The archive as I leave it will be saved as World Database of Happiness; Version 1. That first version will be stored in the Library of Erasmus University Rotterdam and be kept available on the internet. Continued availability of this last version under my responsibility will be supported by the Foundation for the Study of Happiness.

Colleague scientists can build on this findings archive in two ways: continuation of the database as a whole or prolongation of parts of it.

Continue this World Database of Happiness as-a-whole

Required investment
Continuation of this project will require an investment of minimally 3 full time equivalents (fte) per year. Greater investment will be required when the research output on happiness keeps growing and the aim of complete coverage is maintained. Considerable scientific expertise is required on concepts used in the different social sciences and on methods of statistical analysis.

I ran this database with the help of many volunteers, free facilities of Erasmus University, an incidental grant and considerable support from the Erasmus Happiness Economics Research Organization. I did not succeed in obtaining structural funding for this project from research support agencies. In my time it was easier to raise money for new primary research than for organizing the many findings that are available already. Possibly, chances for the funding of research synthesis will be better in your time.

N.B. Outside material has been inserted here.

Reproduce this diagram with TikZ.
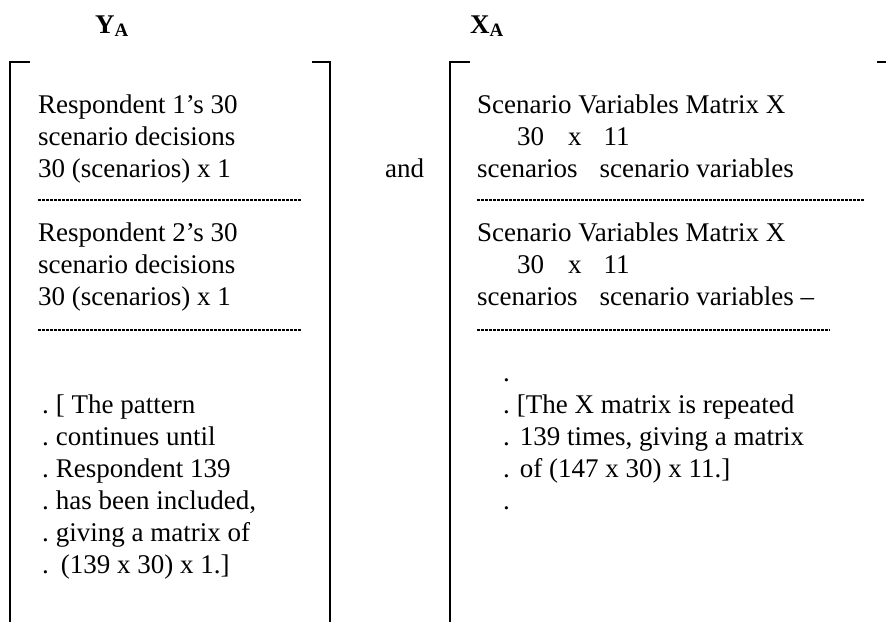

I was not successful either in getting business organizations sponsor the charting the effects of their products on the happiness of their customers. For example, the pension funds I approached were not willing to pay for gathering the available research on happiness among pensioners. Possibly, chances for sponsoring will get better when the trend to evidence based marketing holds on.
 An option for raising money not fully tried out is having researchers pay for the entry of their findings in the archive. Now that the World Database of Happiness is well established and increasingly used in synthetic papers, this will provide researchers with an additional shop window to present their work and better chance to get cited.

Part of the work can be shared with research associates, who bring in their own time and assistance. Associates are typically willing to invest if that results in joint publications.

Foreseeable yields
Continuing the World Database of Happiness as a whole will provide you a central position in this research field. The work will keep you updated on all developments on happiness research, more than colleagues working on a particular topic.

The archive provides ample opportunities for publication, such as research syntheses on subjects for which sufficient findings has been entered in the archive. See my papers of that kind published together with research associates.

Continue parts of the database

You can also opt to limit to maintaining parts of the database which you can manage on your own or for which more funding is available.

Illustrative options:

Continue the bibliography: limiting to the gathering of publications.

This requires that 1) you keep track of the research literature on subjective wellbeing, 2) select publications on happiness as defined here, 3) classify the main subjects addressed and, preferably, 4) whether the publication reports an empirical study in which an acceptable measure of happiness was used.

Perpetuation of the Bibliography in that way would lay a basis for eventual later continuation of the World Database of Happiness as a whole and would be extremely helpful for the accumulation of knowledge on happiness anyway which would otherwise be smothered in the confusion of tongues that haunts the social sciences and this subject in particular.

For you personally, this work would keep you up-to-date on this subject and provide a basis for literature reviews.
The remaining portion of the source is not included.